== DATA PROVIDED
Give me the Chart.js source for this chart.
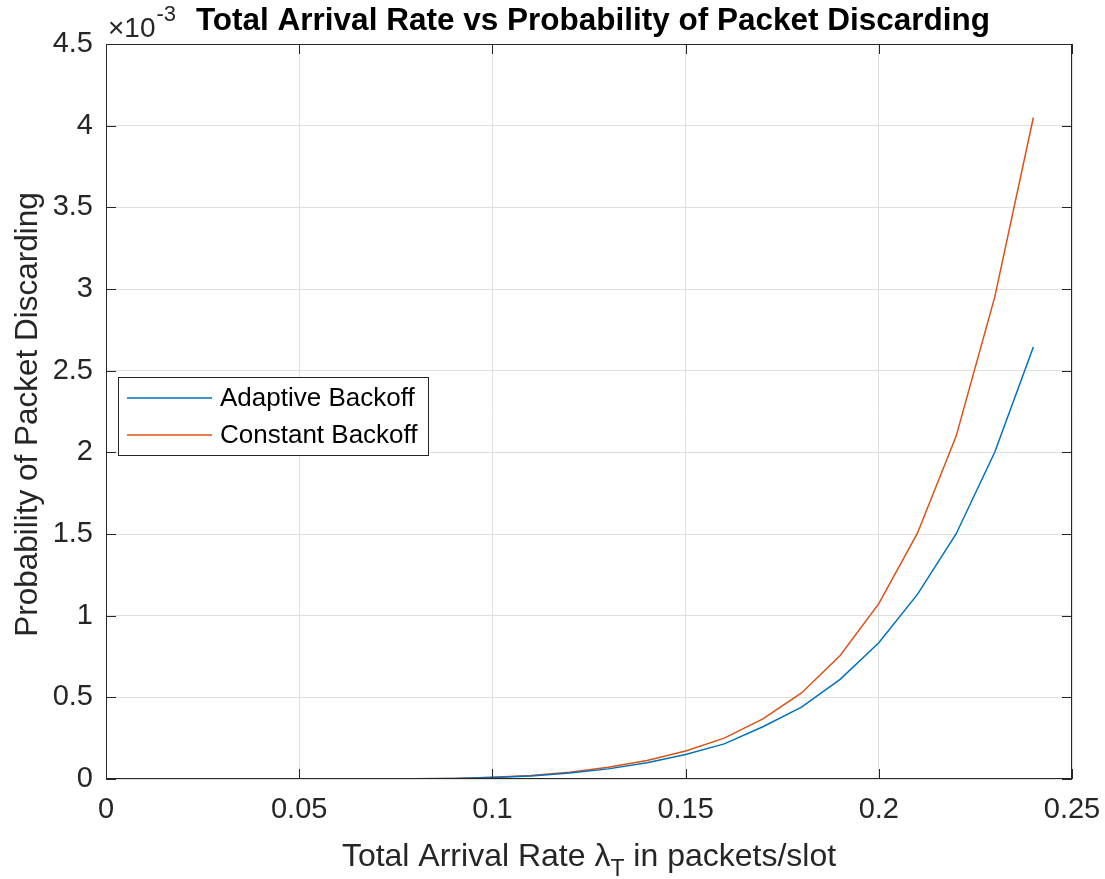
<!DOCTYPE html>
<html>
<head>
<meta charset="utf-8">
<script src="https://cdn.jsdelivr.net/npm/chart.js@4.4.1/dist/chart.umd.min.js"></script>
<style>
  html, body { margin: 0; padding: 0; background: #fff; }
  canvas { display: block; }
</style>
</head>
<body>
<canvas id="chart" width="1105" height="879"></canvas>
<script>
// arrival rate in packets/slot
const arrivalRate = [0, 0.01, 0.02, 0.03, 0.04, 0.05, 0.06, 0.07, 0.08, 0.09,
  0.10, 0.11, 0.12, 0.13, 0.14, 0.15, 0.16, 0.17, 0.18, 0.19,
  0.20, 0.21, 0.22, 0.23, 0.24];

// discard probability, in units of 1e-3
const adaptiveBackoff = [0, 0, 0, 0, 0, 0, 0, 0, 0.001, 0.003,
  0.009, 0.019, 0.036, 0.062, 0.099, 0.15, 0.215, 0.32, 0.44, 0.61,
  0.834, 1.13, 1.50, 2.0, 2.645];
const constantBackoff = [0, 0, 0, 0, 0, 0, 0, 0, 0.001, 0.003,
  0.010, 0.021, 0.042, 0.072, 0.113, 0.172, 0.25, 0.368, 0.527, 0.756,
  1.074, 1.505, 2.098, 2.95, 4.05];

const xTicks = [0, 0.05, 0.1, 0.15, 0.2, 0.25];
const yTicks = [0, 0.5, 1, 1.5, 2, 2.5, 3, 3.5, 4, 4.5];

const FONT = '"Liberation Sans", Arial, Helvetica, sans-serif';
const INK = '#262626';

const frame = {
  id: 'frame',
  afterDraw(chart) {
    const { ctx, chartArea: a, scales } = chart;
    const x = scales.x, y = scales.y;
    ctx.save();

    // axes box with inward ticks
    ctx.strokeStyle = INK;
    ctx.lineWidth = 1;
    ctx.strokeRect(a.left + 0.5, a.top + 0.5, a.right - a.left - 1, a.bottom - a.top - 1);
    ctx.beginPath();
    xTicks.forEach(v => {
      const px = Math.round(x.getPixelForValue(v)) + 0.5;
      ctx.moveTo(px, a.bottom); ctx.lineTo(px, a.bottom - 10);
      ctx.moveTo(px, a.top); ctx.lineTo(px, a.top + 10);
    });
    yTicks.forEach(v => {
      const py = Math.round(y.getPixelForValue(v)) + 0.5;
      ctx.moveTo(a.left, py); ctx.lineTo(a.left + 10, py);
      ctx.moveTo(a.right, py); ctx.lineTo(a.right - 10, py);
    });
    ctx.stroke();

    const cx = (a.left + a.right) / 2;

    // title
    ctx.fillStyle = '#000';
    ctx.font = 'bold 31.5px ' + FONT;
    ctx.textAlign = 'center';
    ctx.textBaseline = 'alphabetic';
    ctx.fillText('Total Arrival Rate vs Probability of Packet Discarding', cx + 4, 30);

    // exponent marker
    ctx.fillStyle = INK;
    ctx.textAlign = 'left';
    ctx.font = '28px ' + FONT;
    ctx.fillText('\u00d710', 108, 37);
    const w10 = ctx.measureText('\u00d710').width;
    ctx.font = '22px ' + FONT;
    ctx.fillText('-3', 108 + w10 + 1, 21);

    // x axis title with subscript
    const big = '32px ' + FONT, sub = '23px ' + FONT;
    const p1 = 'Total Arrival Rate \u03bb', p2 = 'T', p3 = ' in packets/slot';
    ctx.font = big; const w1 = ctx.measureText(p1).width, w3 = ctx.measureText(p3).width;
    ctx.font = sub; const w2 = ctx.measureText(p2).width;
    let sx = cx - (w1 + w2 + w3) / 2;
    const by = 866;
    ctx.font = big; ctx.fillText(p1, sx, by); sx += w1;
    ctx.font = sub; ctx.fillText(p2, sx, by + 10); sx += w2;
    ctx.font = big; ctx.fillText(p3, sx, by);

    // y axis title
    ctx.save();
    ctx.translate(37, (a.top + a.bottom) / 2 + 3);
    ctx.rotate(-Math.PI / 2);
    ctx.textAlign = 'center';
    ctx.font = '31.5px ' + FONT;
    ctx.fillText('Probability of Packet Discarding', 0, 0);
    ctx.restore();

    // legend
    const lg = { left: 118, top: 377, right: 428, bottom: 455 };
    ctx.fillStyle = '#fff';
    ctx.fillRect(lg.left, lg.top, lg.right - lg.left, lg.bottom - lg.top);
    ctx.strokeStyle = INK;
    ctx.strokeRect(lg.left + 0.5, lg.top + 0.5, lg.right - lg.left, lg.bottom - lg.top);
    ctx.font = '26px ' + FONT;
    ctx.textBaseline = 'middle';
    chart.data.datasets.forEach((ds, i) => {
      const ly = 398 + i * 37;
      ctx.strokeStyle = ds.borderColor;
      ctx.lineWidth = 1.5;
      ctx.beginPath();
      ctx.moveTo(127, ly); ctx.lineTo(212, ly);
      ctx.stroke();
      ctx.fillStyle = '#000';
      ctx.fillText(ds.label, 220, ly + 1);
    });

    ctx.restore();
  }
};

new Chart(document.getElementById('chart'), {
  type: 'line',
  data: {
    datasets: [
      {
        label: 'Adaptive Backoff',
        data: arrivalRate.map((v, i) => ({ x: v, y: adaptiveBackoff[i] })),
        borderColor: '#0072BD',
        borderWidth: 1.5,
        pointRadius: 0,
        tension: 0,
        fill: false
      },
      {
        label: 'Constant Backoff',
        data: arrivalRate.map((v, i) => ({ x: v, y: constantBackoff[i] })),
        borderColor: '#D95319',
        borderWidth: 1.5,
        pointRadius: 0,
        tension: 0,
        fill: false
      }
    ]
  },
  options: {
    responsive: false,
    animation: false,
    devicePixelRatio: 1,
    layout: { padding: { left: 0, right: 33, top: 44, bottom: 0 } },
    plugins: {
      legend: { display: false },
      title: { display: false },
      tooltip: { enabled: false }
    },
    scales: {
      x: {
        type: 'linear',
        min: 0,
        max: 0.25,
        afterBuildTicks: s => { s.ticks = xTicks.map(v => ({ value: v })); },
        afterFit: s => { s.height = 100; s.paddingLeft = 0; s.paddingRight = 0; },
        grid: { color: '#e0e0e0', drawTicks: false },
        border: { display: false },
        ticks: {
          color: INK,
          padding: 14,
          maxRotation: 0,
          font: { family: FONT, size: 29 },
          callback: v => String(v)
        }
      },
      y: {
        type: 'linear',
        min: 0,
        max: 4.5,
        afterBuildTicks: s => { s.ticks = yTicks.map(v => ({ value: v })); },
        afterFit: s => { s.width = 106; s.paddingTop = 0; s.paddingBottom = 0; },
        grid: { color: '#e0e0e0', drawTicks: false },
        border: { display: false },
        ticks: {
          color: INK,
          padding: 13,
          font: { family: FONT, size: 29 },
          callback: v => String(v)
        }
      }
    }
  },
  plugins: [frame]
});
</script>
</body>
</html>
====
▶ GOAL:
Copy out all the data exactly; skip the pictures.

▶ ANSWER:
Give me the Chart.js source for this chart.
<!DOCTYPE html>
<html>
<head>
<meta charset="utf-8">
<script src="https://cdn.jsdelivr.net/npm/chart.js@4.4.1/dist/chart.umd.min.js"></script>
<style>
  html, body { margin: 0; padding: 0; background: #fff; }
  canvas { display: block; }
</style>
</head>
<body>
<canvas id="chart" width="1105" height="879"></canvas>
<script>
// arrival rate in packets/slot
const arrivalRate = [0, 0.01, 0.02, 0.03, 0.04, 0.05, 0.06, 0.07, 0.08, 0.09,
  0.10, 0.11, 0.12, 0.13, 0.14, 0.15, 0.16, 0.17, 0.18, 0.19,
  0.20, 0.21, 0.22, 0.23, 0.24];

// discard probability, in units of 1e-3
const adaptiveBackoff = [0, 0, 0, 0, 0, 0, 0, 0, 0.001, 0.003,
  0.009, 0.019, 0.036, 0.062, 0.099, 0.15, 0.215, 0.32, 0.44, 0.61,
  0.834, 1.13, 1.50, 2.0, 2.645];
const constantBackoff = [0, 0, 0, 0, 0, 0, 0, 0, 0.001, 0.003,
  0.010, 0.021, 0.042, 0.072, 0.113, 0.172, 0.25, 0.368, 0.527, 0.756,
  1.074, 1.505, 2.098, 2.95, 4.05];

const xTicks = [0, 0.05, 0.1, 0.15, 0.2, 0.25];
const yTicks = [0, 0.5, 1, 1.5, 2, 2.5, 3, 3.5, 4, 4.5];

const FONT = '"Liberation Sans", Arial, Helvetica, sans-serif';
const INK = '#262626';

const frame = {
  id: 'frame',
  afterDraw(chart) {
    const { ctx, chartArea: a, scales } = chart;
    const x = scales.x, y = scales.y;
    ctx.save();

    // axes box with inward ticks
    ctx.strokeStyle = INK;
    ctx.lineWidth = 1;
    ctx.strokeRect(a.left + 0.5, a.top + 0.5, a.right - a.left - 1, a.bottom - a.top - 1);
    ctx.beginPath();
    xTicks.forEach(v => {
      const px = Math.round(x.getPixelForValue(v)) + 0.5;
      ctx.moveTo(px, a.bottom); ctx.lineTo(px, a.bottom - 10);
      ctx.moveTo(px, a.top); ctx.lineTo(px, a.top + 10);
    });
    yTicks.forEach(v => {
      const py = Math.round(y.getPixelForValue(v)) + 0.5;
      ctx.moveTo(a.left, py); ctx.lineTo(a.left + 10, py);
      ctx.moveTo(a.right, py); ctx.lineTo(a.right - 10, py);
    });
    ctx.stroke();

    const cx = (a.left + a.right) / 2;

    // title
    ctx.fillStyle = '#000';
    ctx.font = 'bold 31.5px ' + FONT;
    ctx.textAlign = 'center';
    ctx.textBaseline = 'alphabetic';
    ctx.fillText('Total Arrival Rate vs Probability of Packet Discarding', cx + 4, 30);

    // exponent marker
    ctx.fillStyle = INK;
    ctx.textAlign = 'left';
    ctx.font = '28px ' + FONT;
    ctx.fillText('\u00d710', 108, 37);
    const w10 = ctx.measureText('\u00d710').width;
    ctx.font = '22px ' + FONT;
    ctx.fillText('-3', 108 + w10 + 1, 21);

    // x axis title with subscript
    const big = '32px ' + FONT, sub = '23px ' + FONT;
    const p1 = 'Total Arrival Rate \u03bb', p2 = 'T', p3 = ' in packets/slot';
    ctx.font = big; const w1 = ctx.measureText(p1).width, w3 = ctx.measureText(p3).width;
    ctx.font = sub; const w2 = ctx.measureText(p2).width;
    let sx = cx - (w1 + w2 + w3) / 2;
    const by = 866;
    ctx.font = big; ctx.fillText(p1, sx, by); sx += w1;
    ctx.font = sub; ctx.fillText(p2, sx, by + 10); sx += w2;
    ctx.font = big; ctx.fillText(p3, sx, by);

    // y axis title
    ctx.save();
    ctx.translate(37, (a.top + a.bottom) / 2 + 3);
    ctx.rotate(-Math.PI / 2);
    ctx.textAlign = 'center';
    ctx.font = '31.5px ' + FONT;
    ctx.fillText('Probability of Packet Discarding', 0, 0);
    ctx.restore();

    // legend
    const lg = { left: 118, top: 377, right: 428, bottom: 455 };
    ctx.fillStyle = '#fff';
    ctx.fillRect(lg.left, lg.top, lg.right - lg.left, lg.bottom - lg.top);
    ctx.strokeStyle = INK;
    ctx.strokeRect(lg.left + 0.5, lg.top + 0.5, lg.right - lg.left, lg.bottom - lg.top);
    ctx.font = '26px ' + FONT;
    ctx.textBaseline = 'middle';
    chart.data.datasets.forEach((ds, i) => {
      const ly = 398 + i * 37;
      ctx.strokeStyle = ds.borderColor;
      ctx.lineWidth = 1.5;
      ctx.beginPath();
      ctx.moveTo(127, ly); ctx.lineTo(212, ly);
      ctx.stroke();
      ctx.fillStyle = '#000';
      ctx.fillText(ds.label, 220, ly + 1);
    });

    ctx.restore();
  }
};

new Chart(document.getElementById('chart'), {
  type: 'line',
  data: {
    datasets: [
      {
        label: 'Adaptive Backoff',
        data: arrivalRate.map((v, i) => ({ x: v, y: adaptiveBackoff[i] })),
        borderColor: '#0072BD',
        borderWidth: 1.5,
        pointRadius: 0,
        tension: 0,
        fill: false
      },
      {
        label: 'Constant Backoff',
        data: arrivalRate.map((v, i) => ({ x: v, y: constantBackoff[i] })),
        borderColor: '#D95319',
        borderWidth: 1.5,
        pointRadius: 0,
        tension: 0,
        fill: false
      }
    ]
  },
  options: {
    responsive: false,
    animation: false,
    devicePixelRatio: 1,
    layout: { padding: { left: 0, right: 33, top: 44, bottom: 0 } },
    plugins: {
      legend: { display: false },
      title: { display: false },
      tooltip: { enabled: false }
    },
    scales: {
      x: {
        type: 'linear',
        min: 0,
        max: 0.25,
        afterBuildTicks: s => { s.ticks = xTicks.map(v => ({ value: v })); },
        afterFit: s => { s.height = 100; s.paddingLeft = 0; s.paddingRight = 0; },
        grid: { color: '#e0e0e0', drawTicks: false },
        border: { display: false },
        ticks: {
          color: INK,
          padding: 14,
          maxRotation: 0,
          font: { family: FONT, size: 29 },
          callback: v => String(v)
        }
      },
      y: {
        type: 'linear',
        min: 0,
        max: 4.5,
        afterBuildTicks: s => { s.ticks = yTicks.map(v => ({ value: v })); },
        afterFit: s => { s.width = 106; s.paddingTop = 0; s.paddingBottom = 0; },
        grid: { color: '#e0e0e0', drawTicks: false },
        border: { display: false },
        ticks: {
          color: INK,
          padding: 13,
          font: { family: FONT, size: 29 },
          callback: v => String(v)
        }
      }
    }
  },
  plugins: [frame]
});
</script>
</body>
</html>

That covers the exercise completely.